Founders spend a lot of time worrying about the homepage because it feels like the official front door. Fair enough. But a surprising amount of growth gets decided one step later, on the surface that answers the next practical question.
Can I trust this price? Will checkout behave? Does this tool connect to the rest of my stack? If an AI assistant goes looking for proof about this company, what exactly will it find? Those questions rarely get settled by the hero section.
Pricing is not just a billing page
James Hawkins's early PostHog writeup is useful because it shows pricing doing two jobs at once. The team used a founder-calendar pricing page for first sales before everything was fully self-serve. That is a better early move than hiding prices until some vague demo call.
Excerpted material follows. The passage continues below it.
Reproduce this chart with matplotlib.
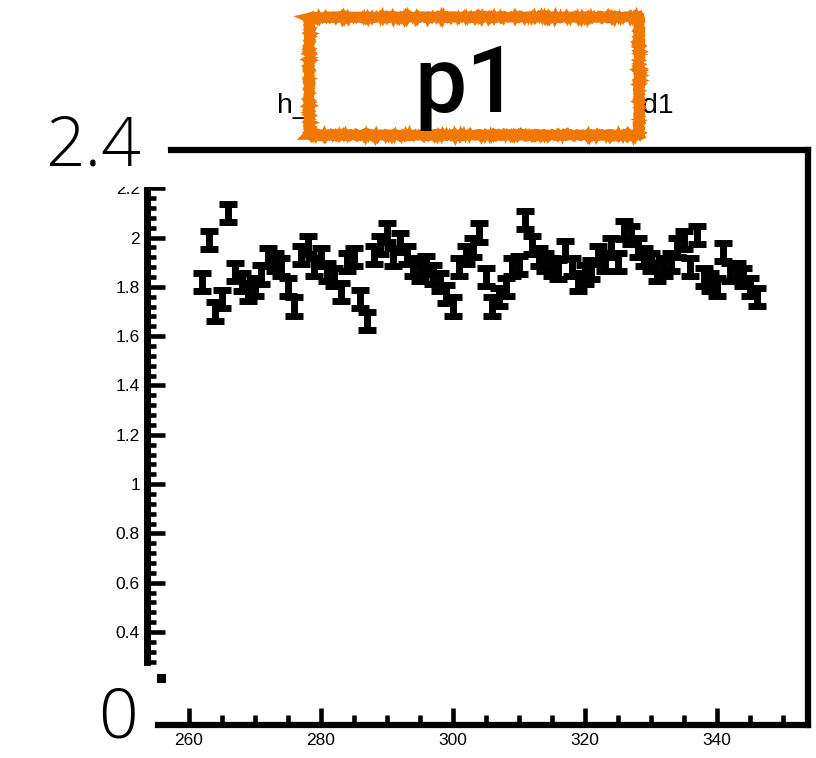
import matplotlib
matplotlib.use("Agg")
import matplotlib.pyplot as plt
from matplotlib.patches import Rectangle
from matplotlib.ticker import FixedLocator, FuncFormatter

plt.rcParams['font.family'] = ['Liberation Sans', 'DejaVu Sans']

# data
x_vals = list(range(262, 347))
y_vals = [1.82, 1.99, 1.70, 1.75, 2.10, 1.86, 1.82, 1.78, 1.80, 1.85,
          1.92, 1.90, 1.88, 1.80, 1.72, 1.93, 1.97, 1.88, 1.92, 1.86,
          1.84, 1.78, 1.90, 1.92, 1.75, 1.66, 1.93, 1.97, 2.02, 1.92,
          1.98, 1.93, 1.88, 1.86, 1.89, 1.85, 1.82, 1.77, 1.72, 1.88,
          1.93, 1.96, 2.02, 1.84, 1.72, 1.76, 1.80, 1.88, 1.89, 2.07,
          1.97, 1.92, 1.90, 1.88, 1.87, 1.95, 1.88, 1.82, 1.85, 1.87,
          1.93, 1.90, 1.96, 1.90, 2.03, 2.01, 1.96, 1.92, 1.90, 1.86,
          1.88, 1.90, 1.96, 1.99, 1.88, 2.01, 1.84, 1.82, 1.80, 1.94,
          1.86, 1.86, 1.84, 1.80, 1.76]
y_err = 0.037

x_major = [260, 280, 300, 320, 340]
x_minor = [265, 270, 275, 285, 290, 295, 305, 310, 315, 325, 330, 335, 345, 350]
y_major = [0.4, 0.6, 0.8, 1.0, 1.2, 1.4, 1.6, 1.8, 2.0, 2.2]
y_minor = [0.28, 0.32, 0.36, 0.44, 0.48, 0.52, 0.56, 0.64, 0.68, 0.72, 0.76,
           0.84, 0.88, 0.92, 0.96, 1.04, 1.08, 1.12, 1.16, 1.24, 1.28, 1.32, 1.36,
           1.44, 1.48, 1.52, 1.56, 1.64, 1.68, 1.72, 1.76, 1.84, 1.88, 1.92, 1.96,
           2.04, 2.08, 2.12, 2.16]

title = "h_ratio_vs_run_number_p1_d1"
badge = "p1"
range_top = "2.4"
range_bottom = "0"

W, H = 816, 758
fig = plt.figure(figsize=(W / 100, H / 100), dpi=100)
fig.patch.set_facecolor("white")

ax = fig.add_axes([158 / W, 33 / H, 650 / W, 575 / H])
ax.errorbar(x_vals, y_vals, yerr=y_err, fmt="none", ecolor="black",
            elinewidth=5, capsize=6.3, capthick=5)
ax.set_xlim(255.35, 353.8)
ax.set_ylim(0.023, 2.355)

for side in ["top", "right", "bottom"]:
    ax.spines[side].set_linewidth(4.5)
ax.spines["top"].set_bounds(257.3, 353.8)
ax.spines["left"].set_linewidth(5)
ax.spines["left"].set_position(("outward", 8))
ax.spines["left"].set_bounds(0.28, 2.2)

ax.xaxis.set_major_locator(FixedLocator(x_major))
ax.xaxis.set_minor_locator(FixedLocator(x_minor))
ax.yaxis.set_major_locator(FixedLocator(y_major))
ax.yaxis.set_minor_locator(FixedLocator(y_minor))
ax.yaxis.set_major_formatter(FuncFormatter(lambda v, p: "%g" % round(v, 2)))

ax.tick_params(axis="x", which="major", direction="in", length=12, width=3.3,
               labelsize=12.5, pad=6)
ax.tick_params(axis="x", which="minor", direction="in", length=7, width=3.3)
ax.tick_params(axis="y", which="major", direction="in", length=13, width=3.3,
               labelsize=12.5, pad=5)
ax.tick_params(axis="y", which="minor", direction="in", length=6.5, width=3.3)

# white patch that cuts the top of the y axis labels
fig.patches.append(Rectangle((100 / W, 1 - 187 / H), 68 / W, 37 / H,
                             transform=fig.transFigure, facecolor="white",
                             edgecolor="none", zorder=1))
# stray square below the y axis
fig.patches.append(Rectangle((157 / W, 1 - 683 / H), 9 / W, 9 / H,
                             transform=fig.transFigure, facecolor="black",
                             edgecolor="none", zorder=1))

fig.text(475 / W, 1 - 113 / H, title, ha="center", va="baseline",
         fontsize=20.5, zorder=3)

# sketchy orange box with the badge, drawn over the title
box_xy = (309 / W, 1 - 135 / H)
box_w, box_h = 330 / W, 118 / H
fill = Rectangle(box_xy, box_w, box_h, transform=fig.transFigure,
                 facecolor="white", edgecolor="none", zorder=3.5)
fig.patches.append(fill)
for lw, sc, ln, rnd in [(7.0, 0.8, 8, 4), (5.0, 1.3, 1.5, 2),
                        (3.5, 1.6, 1.0, 2), (2.0, 1.9, 0.8, 2)]:
    edge = Rectangle(box_xy, box_w, box_h, transform=fig.transFigure,
                     facecolor="none", edgecolor="#f07800", linewidth=lw,
                     zorder=3.6)
    edge.set_sketch_params(scale=sc, length=ln, randomness=rnd)
    fig.patches.append(edge)
fig.text(467 / W, 1 - 112 / H, badge, ha="center", va="baseline",
         fontsize=67, fontweight="medium", zorder=4,
         family=["Roboto", "Liberation Sans"])

fig.text(141 / W, 1 - 147 / H, range_top, ha="right", va="center",
         fontsize=50, fontweight="light", zorder=4,
         family=["Open Sans", "Liberation Sans"])
fig.text(118 / W, 1 - 719 / H, range_bottom, ha="center", va="center",
         fontsize=50, fontweight="light", zorder=4,
         family=["Open Sans", "Liberation Sans"])

fig.savefig("out.png", dpi=100)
A real buyer who reaches the pricing page is doing serious work. They are trying to decide whether the product belongs in the budget. If the page can answer that and offer a clean next step, it becomes part sales call, part research tool. That is a much more honest growth surface than another broad top-of-funnel explainer.
The conversion path deserves the first performance work
Helly Hansen's team did something I wish more companies would do. It treated speed as a conversion problem, not a brand-theater problem. The checkout-first Core Web Vitals rehab started with the highest-intent step instead of the prettiest public page.
That sounds less glamorous than a homepage redesign because it is. It is also easier to defend. If the user is already trying to buy, every second and every layout jump has a cost. Growth work gets cleaner when it stays that close to the actual decision.
Shipping speed changes what gets improved
The Examine case study points to the operational side of this. A preview deployment review loop for conversion shipping does not look like marketing, but it changes how quickly good ideas become real pages.
That matters because most conversion problems are small. A weaker headline. A clumsy form state. A missing explanation near the button. If those fixes sit in a queue for weeks, the team learns slowly and the surface stays mediocre. Fast review is not vanity. It is part of the growth system.
Onboarding should reveal the sticky use case
Zapier's partner guidance makes a plain point that a lot of SaaS teams miss. Users do not care that an integration exists somewhere in the documentation. They care when it appears at the moment it saves them work. That is why the embedded integration marketplace in onboarding idea is stronger than a lonely integrations page.
Good onboarding is not a tour of features. It is a short path to the system the user wanted to build in the first place. When a tool gets wired into the rest of someone's workflow, they are not just activated. They are harder to replace.
Now there is another surface behind the visible ones
Waldium is interesting because it takes the idea one layer deeper. The llms.txt plus MCP content corpus for AI discovery tactic treats machine-readable content as a first-class growth surface instead of a side effect.
That sounds technical, but the commercial point is simple. More people now meet products through assistants, not just browser tabs. If your best material cannot be found, queried, or cited in that environment, the product is leaving discovery on the table.
Where this applies
For SaaS, spend more time on pricing, checkout, onboarding, and the proof layer around them. For AI products, make sure the content can travel into answer engines and agent workflows, not just rank in a classic SERP. For marketplaces and outbound-heavy products, look at the exact page or workflow where intent hardens into trust.
The practical question is not whether the homepage looks good. It is which next useful surface is carrying the real argument for the product, and whether the team has made that surface clear, fast, and easy to act on.